Hitpashtut hagashmiut is a method of not just quieting thoughts but of mastering them. The practice is simple. First choose something as the focus of your meditation (which could be a verse, a name of G-d, a holy word, or a prayer). Next, try to hold your mind on that focus for ten minutes or more. When your attention wanders, which it surely will, return to your focus and let the distraction go. You don’t fight it. You don’t suppress it. You don’t condemn yourself for its presence. You just shift your attention back to your focus. And so it goes, again and again, throughout the period you’ve designated for this work. The thoughts arise (which they inevitably will)12 and you let them go (reinforcing your independence from them). That’s it for starters.

Each time you dismiss the distraction and return to your focus you strengthen the muscle of self-determination. The distraction loses its power to intimidate and your nerve net absorbs the skill (and the habit) of holding its focus. Hitpashtut hagashmiut breaks the link between reactivity and action. An impulse arises and I can choose not to let it distract me. This muscle develops through daily meditation and strengthens year after year.

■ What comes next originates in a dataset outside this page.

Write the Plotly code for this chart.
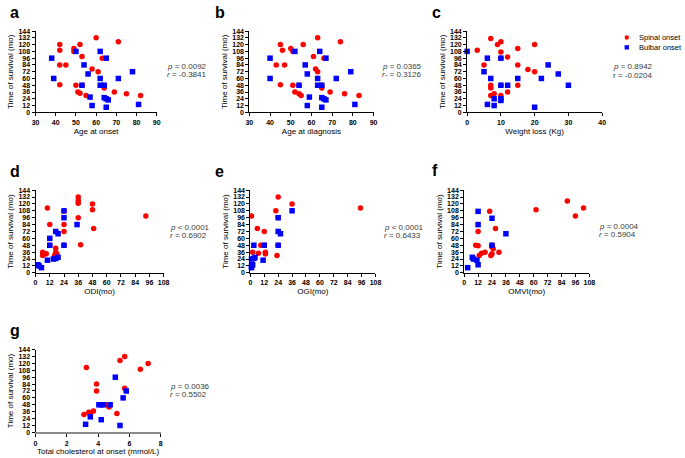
import plotly.graph_objects as go

W, H = 685, 458
RED = "#ff0000"
BLUE = "#0000ff"
FONT = "Arial, Liberation Sans, sans-serif"

# a: age at onset
a_sp_x = [60, 71, 42, 52, 42, 49, 49, 53, 63, 42, 45, 58, 61, 42, 50, 53, 63, 64, 51, 52, 55, 69, 75, 82]
a_sp_y = [132, 125, 120, 120, 110, 113, 108, 99, 96, 84, 84, 77, 72, 49, 48, 48, 48, 43, 36, 34, 30, 36, 33, 30]
a_bu_x = [38, 50, 62, 65, 54, 56, 39, 62, 71, 78, 62, 64, 53, 57, 64, 65, 66, 58, 65, 81]
a_bu_y = [96, 108, 108, 96, 84, 68, 60, 60, 60, 72, 48, 48, 48, 27, 26, 24, 22, 12, 9, 14]

# b: age at diagnosis
b_sp_x = [63, 74, 45, 56, 46, 50, 51, 61, 66, 43, 47, 62, 63, 45, 51, 54, 65, 65, 52, 54, 55, 69, 76, 83]
b_sp_y = [132, 125, 120, 120, 110, 113, 108, 99, 96, 84, 84, 77, 72, 49, 48, 48, 48, 43, 36, 33, 30, 36, 33, 30]
b_bu_x = [40, 52, 64, 67, 57, 58, 40, 63, 72, 79, 63, 65, 54, 59, 65, 66, 67, 58, 65, 81]
b_bu_y = [96, 108, 108, 96, 84, 68, 60, 60, 60, 72, 48, 48, 48, 27, 26, 24, 22, 12, 9, 14]

# c: weight loss
c_sp_x = [7, 10, 9, 20, 3, 15, 10, 12, 10, 5, 15, 18, 20, 7, 7, 10, 15, 12, 8, 7, 10]
c_sp_y = [131, 125, 120, 120, 110, 113, 107, 98, 96, 84, 84, 76, 72, 48, 43, 48, 48, 36, 33, 30, 30]
c_bu_x = [0, 6, 10, 5, 24, 27, 7, 15, 22, 30, 12, 10, 8, 10, 10, 6, 8, 20]
c_bu_y = [108, 96, 96, 72, 84, 68, 60, 60, 60, 48, 48, 48, 24, 24, 21, 14, 12, 9]

# d: ODI
d_sp_x = [36, 36, 36, 48, 48, 10, 93, 36, 24, 12, 24, 49, 24, 12, 24, 38, 6, 6, 9, 17, 17, 18, 16]
d_sp_y = [132, 126, 121, 120, 110, 113, 99, 96, 107, 84, 84, 77, 72, 48, 48, 49, 36, 30, 33, 43, 36, 33, 30]
d_bu_x = [2, 3, 5, 10, 12, 12, 17, 19, 15, 17, 19, 24, 24, 35, 24]
d_bu_y = [14, 12, 9, 22, 60, 48, 72, 68, 24, 25, 27, 96, 108, 84, 48]

# e: OGI
e_sp_x = [24, 36, 22, 95, 1, 24, 6, 12, 9, 12, 24, 2, 7, 13, 13, 23]
e_sp_y = [132, 120, 108, 113, 99, 96, 77, 72, 48, 48, 48, 36, 34, 36, 33, 30]
e_bu_x = [36, 24, 24, 26, 3, 12, 24, 1, 3, 4, 11, 2, 1, 1]
e_bu_y = [108, 96, 72, 68, 48, 48, 48, 24, 25, 27, 22, 14, 12, 9]

# f: OMVI
f_sp_x = [89, 103, 62, 22, 96, 27, 12, 10, 12, 24, 24, 25, 18, 15, 13, 30, 24, 23]
f_sp_y = [125, 113, 110, 107, 99, 77, 72, 48, 47, 48, 45, 42, 36, 34, 30, 36, 33, 30]
f_bu_x = [12, 24, 12, 36, 24, 7, 8, 11, 12, 3]
f_bu_y = [107, 95, 84, 68, 48, 27, 24, 22, 14, 9]

# g: total cholesterol
g_sp_x = [5.7, 5.4, 7.2, 3.25, 6.7, 3.9, 3.9, 5.7, 4.5, 4.7, 3.7, 3.4, 3.5, 3.1, 5.2]
g_sp_y = [132, 125, 120, 113, 110, 84, 72, 77, 48, 44, 37, 35, 31, 31, 33]
g_bu_x = [5.1, 5.8, 5.6, 4.05, 4.2, 4.35, 4.77, 3.5, 4.2, 3.2, 5.4]
g_bu_y = [96, 72, 60, 48, 48, 48, 48, 27, 22, 14, 12]

y_ticks = list(range(0, 145, 12))
legend_names = ["Spinal onset", "Bulbar onset"]

panels = [
    # letter, spinal x/y, bulbar x/y, x title, x range, x dtick, px box, p text, r text, stats pos
    ("a", a_sp_x, a_sp_y, a_bu_x, a_bu_y, "Age at onset", [30, 90], 10,
     (32, 155, 27.5, 110), "<i>p</i> = 0.0092", "<i>r</i> = -0.3841", (163, 63.5)),
    ("b", b_sp_x, b_sp_y, b_bu_x, b_bu_y, "Age at diagnosis", [30, 90], 10,
     (249, 375, 27.5, 110), "<i>p</i> = 0.0365", "<i>r</i>- = 0.3126", (381.5, 63.5)),
    ("c", c_sp_x, c_sp_y, c_bu_x, c_bu_y, "Weight loss (Kg)", [0, 40], 10,
     (470, 607, 27.5, 110), "<i>p</i> = 0.8942", "r = -0.0204", (616, 63.7)),
    ("d", d_sp_x, d_sp_y, d_bu_x, d_bu_y, "ODI(mo)", [0, 108], 12,
     (32, 162, 189, 273), "<i>p</i> < 0.0001", "<i>r</i> = 0.6902", (166.5, 227)),
    ("e", e_sp_x, e_sp_y, e_bu_x, e_bu_y, "OGI(mo)", [0, 108], 12,
     (250, 377, 189, 273), "<i>p</i> < 0.0001", "<i>r</i> = 0.6433", (384, 227)),
    ("f", f_sp_x, f_sp_y, f_bu_x, f_bu_y, "OMVI(mo)", [0, 108], 12,
     (467, 594, 189, 273), "<i>p</i> = 0.0004", "<i>r</i> = 0.5904", (601.5, 226)),
    ("g", g_sp_x, g_sp_y, g_bu_x, g_bu_y, "Total cholesterol at onset (mmol/L)", [0, 8], 2,
     (32, 159, 351, 435), "<i>p</i> = 0.0036", "<i>r</i> = 0.5502", (166.5, 388)),
]

letter_pos = {"a": (4, 9), "b": (212, 9), "c": (432, 9),
              "d": (4, 170), "e": (212, 170), "f": (432, 169), "g": (4, 332)}


def px(x):
    return x / W


def py(y):
    return 1 - y / H


fig = go.Figure()
annotations = []
shapes = []

for i, (letter, sx, sy, bx, by, xtitle, xr, xd, box, ptxt, rtxt, spos) in enumerate(panels):
    n = "" if i == 0 else str(i + 1)
    x0, x1, y0, y1 = box
    axis_common = dict(showline=True, linecolor="black", linewidth=1, ticks="outside",
                       ticklen=3, tickwidth=1, tickcolor="black", showgrid=False,
                       zeroline=False, tickfont=dict(size=7, family=FONT, color="black", weight="bold"))
    xaxis = dict(domain=[px(x0), px(x1)], range=xr, dtick=xd, tick0=xr[0], anchor="y" + n,
                 title=dict(text=xtitle, standoff=3, font=dict(size=8, family=FONT, color="black")),
                 **axis_common)
    if letter == "g":
        xaxis.update(linecolor="#8c8c8c", linewidth=2)
    fig.update_layout(**{
        "xaxis" + n: xaxis,
        "yaxis" + n: dict(domain=[py(y1), py(y0)], range=[0, 144], tickvals=y_ticks,
                          anchor="x" + n,
                          title=dict(text="Time of survival (mo)", standoff=3,
                                     font=dict(size=8, family=FONT, color="black")),
                          **axis_common),
    })
    fig.add_trace(go.Scatter(x=sx, y=sy, mode="markers", name=legend_names[0],
                             marker=dict(color=RED, size=5.5, symbol="circle"),
                             xaxis="x" + n, yaxis="y" + n, cliponaxis=False, showlegend=False))
    fig.add_trace(go.Scatter(x=bx, y=by, mode="markers", name=legend_names[1],
                             marker=dict(color=BLUE, size=5.5, symbol="square"),
                             xaxis="x" + n, yaxis="y" + n, cliponaxis=False, showlegend=False))
    for k, txt in enumerate([ptxt, rtxt]):
        annotations.append(dict(text=txt, x=px(spos[0]), y=py(spos[1] + 8.5 * k), xref="paper", yref="paper",
                                xanchor="left", yanchor="middle", align="left", showarrow=False,
                                font=dict(size=8, family=FONT, color="#3a3a3a")))
    lx, ly = letter_pos[letter]
    annotations.append(dict(text="<b>" + letter + "</b>", x=px(lx), y=py(ly), xref="paper", yref="paper",
                            xanchor="left", yanchor="middle", showarrow=False,
                            font=dict(size=16, family=FONT, color="black")))

# legend drawn by hand so it does not push the margins
for k, (name, col, kind) in enumerate([(legend_names[0], RED, "circle"), (legend_names[1], BLUE, "rect")]):
    cy = 34 + k * 10
    shapes.append(dict(type=kind, xref="paper", yref="paper",
                       x0=px(632 - 2.2), x1=px(632 + 2.2), y0=py(cy + 2.2), y1=py(cy - 2.2),
                       fillcolor=col, line=dict(width=0)))
    annotations.append(dict(text=name, x=px(642), y=py(cy), xref="paper", yref="paper",
                            xanchor="left", yanchor="middle", showarrow=False,
                            font=dict(size=7.5, family=FONT, color="black")))

fig.update_layout(
    width=W, height=H,
    margin=dict(l=0, r=0, t=0, b=0),
    paper_bgcolor="white", plot_bgcolor="white",
    annotations=annotations,
    shapes=shapes,
    showlegend=False,
)

# drop the default 8 px page margin so the figure fills the window exactly
fig.write_html("out.html", config={"displayModeBar": False},
               post_script="document.body.style.margin='0px';")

One who meditates KNOWS that the blame for wayward thoughts is partly from outer stimuli and partly from not taking responsibility for his or her inner world. If we don’t add meditation to our tool belt and deem it as essential as the strategy of avoidance, we will not advance beyond the lower rungs of Jacob’s ladder.

HaShem: Let it be that on this Shavuot, when the highest lights of Torah stream through the universe, that we remember who we are—masters of our inner world, guardians of the outer one, and a light unto the nations. May we internalize Your Torah to the depths of our being so that we become transformed by Your will and its truths. Let us become ever more immune to the lures of strange fire that distract us from You, compromise our integrity and keep us sidetracked from the real work (and blessings) at hand.
———————–
ר’ קלונימוס קלמן הלוי עפשטיין, מאור ושמש, רמזי שבועות, ד”ה ויאמר ה’ אל משה הנה אנוכי בא אליך… וגם ד”ה וכל העם רואים…
2 The first commandment of the Torah begins with the words: “I am the Lord your God, who have brought you out of the land of Egypt, out of the house of bondage.”
3 Pesikta 21; Zohar 2:85b. “We have been taught that when the “I” was proclaimed, all those commandments of the Torah…were comprised in it…”
4Ex. 19:9.
5Mekhilta, Tractate BaChodesh, Chapt. 2; Rashi on Ex. 19:9
6 Ex. 20:15 and Rashi there.
7 Ex. 20:15-16.
8 Ex. 20:17.
9 Meor v’Shemesh doesn’t actually use the language of strange fire. He speaks more abstractly but it is clear that this term faithfully conveys his intention.
0 Lev. 10:1; Bmidbar 3:4; 17:2; 26:61
1 Tur, Orech Chayim, 98; Shuchan Aruch, Orech Chayim 98.
2 Trying to prevent spiritually unproductive thoughts from arising is a losing battle (See Tanya, chapt. 26 & 27). Expecting them to stay pent up and invisible, is a HUGE energy drain that will never succeed. In hitpashtut hagashmiut you don’t try to prevent their arising, you simply direct your energy away from them and back to your meditative focus and they dissipate. It depressurizes the psyche, releasing its energies for more productive use.